- Task goal
Leaving out every picture, retype the lines below from the top through the one that contains "for (var i = 0;".

:: Dataset content

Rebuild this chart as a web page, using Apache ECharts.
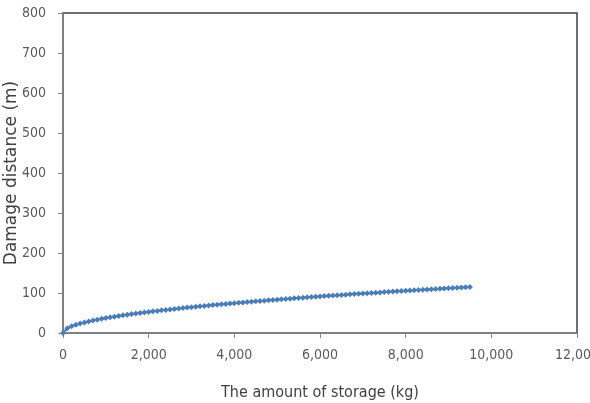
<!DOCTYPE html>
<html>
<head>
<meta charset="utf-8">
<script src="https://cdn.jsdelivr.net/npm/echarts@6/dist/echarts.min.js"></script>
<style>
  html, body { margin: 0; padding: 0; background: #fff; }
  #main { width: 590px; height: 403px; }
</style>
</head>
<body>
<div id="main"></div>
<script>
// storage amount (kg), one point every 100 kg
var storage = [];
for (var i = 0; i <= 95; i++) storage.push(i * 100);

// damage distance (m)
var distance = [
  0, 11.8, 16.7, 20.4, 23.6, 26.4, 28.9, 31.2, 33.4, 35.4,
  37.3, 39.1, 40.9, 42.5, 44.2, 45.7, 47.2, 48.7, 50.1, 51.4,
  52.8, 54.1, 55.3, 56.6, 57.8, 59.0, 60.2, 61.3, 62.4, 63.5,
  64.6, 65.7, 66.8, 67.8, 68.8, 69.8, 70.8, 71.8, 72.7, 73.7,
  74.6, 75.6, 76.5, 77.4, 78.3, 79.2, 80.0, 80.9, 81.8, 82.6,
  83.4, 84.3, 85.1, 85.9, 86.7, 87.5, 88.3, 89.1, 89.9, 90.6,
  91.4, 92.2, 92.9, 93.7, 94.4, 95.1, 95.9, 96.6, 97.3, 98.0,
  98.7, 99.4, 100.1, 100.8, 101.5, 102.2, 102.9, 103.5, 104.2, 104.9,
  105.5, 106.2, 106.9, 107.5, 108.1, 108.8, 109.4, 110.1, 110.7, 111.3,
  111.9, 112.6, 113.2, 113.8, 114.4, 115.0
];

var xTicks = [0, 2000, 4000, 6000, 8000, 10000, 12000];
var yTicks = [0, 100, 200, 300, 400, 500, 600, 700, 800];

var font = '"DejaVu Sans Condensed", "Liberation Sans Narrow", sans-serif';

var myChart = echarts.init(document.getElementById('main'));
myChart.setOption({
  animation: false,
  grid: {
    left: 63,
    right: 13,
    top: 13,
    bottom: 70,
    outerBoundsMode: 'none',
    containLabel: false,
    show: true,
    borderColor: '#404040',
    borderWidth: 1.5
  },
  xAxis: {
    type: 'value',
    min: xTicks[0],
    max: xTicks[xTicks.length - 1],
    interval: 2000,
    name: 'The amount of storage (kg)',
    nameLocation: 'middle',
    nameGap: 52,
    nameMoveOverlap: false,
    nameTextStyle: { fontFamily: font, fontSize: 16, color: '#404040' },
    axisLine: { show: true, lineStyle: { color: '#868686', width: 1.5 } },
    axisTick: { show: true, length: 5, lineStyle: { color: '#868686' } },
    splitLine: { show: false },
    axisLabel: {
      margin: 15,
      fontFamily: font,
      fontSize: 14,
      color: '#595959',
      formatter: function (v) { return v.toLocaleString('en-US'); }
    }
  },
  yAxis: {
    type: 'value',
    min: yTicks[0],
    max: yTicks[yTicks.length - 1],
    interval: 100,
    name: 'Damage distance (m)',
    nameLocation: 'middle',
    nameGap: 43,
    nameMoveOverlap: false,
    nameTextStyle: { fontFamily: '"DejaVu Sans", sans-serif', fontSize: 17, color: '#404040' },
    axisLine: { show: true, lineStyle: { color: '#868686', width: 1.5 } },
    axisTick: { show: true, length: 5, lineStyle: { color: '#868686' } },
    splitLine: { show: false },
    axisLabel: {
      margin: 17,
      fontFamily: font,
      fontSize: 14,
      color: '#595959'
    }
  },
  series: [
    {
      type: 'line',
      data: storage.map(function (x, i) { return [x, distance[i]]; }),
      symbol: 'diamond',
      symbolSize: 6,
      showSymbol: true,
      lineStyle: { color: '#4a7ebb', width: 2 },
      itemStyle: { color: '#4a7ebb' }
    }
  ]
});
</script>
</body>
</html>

::::

- Result below
Rebuild this chart as a web page, using Apache ECharts.
<!DOCTYPE html>
<html>
<head>
<meta charset="utf-8">
<script src="https://cdn.jsdelivr.net/npm/echarts@6/dist/echarts.min.js"></script>
<style>
  html, body { margin: 0; padding: 0; background: #fff; }
  #main { width: 590px; height: 403px; }
</style>
</head>
<body>
<div id="main"></div>
<script>
// storage amount (kg), one point every 100 kg
var storage = [];
for (var i = 0; i <= 95; i++) storage.push(i * 100);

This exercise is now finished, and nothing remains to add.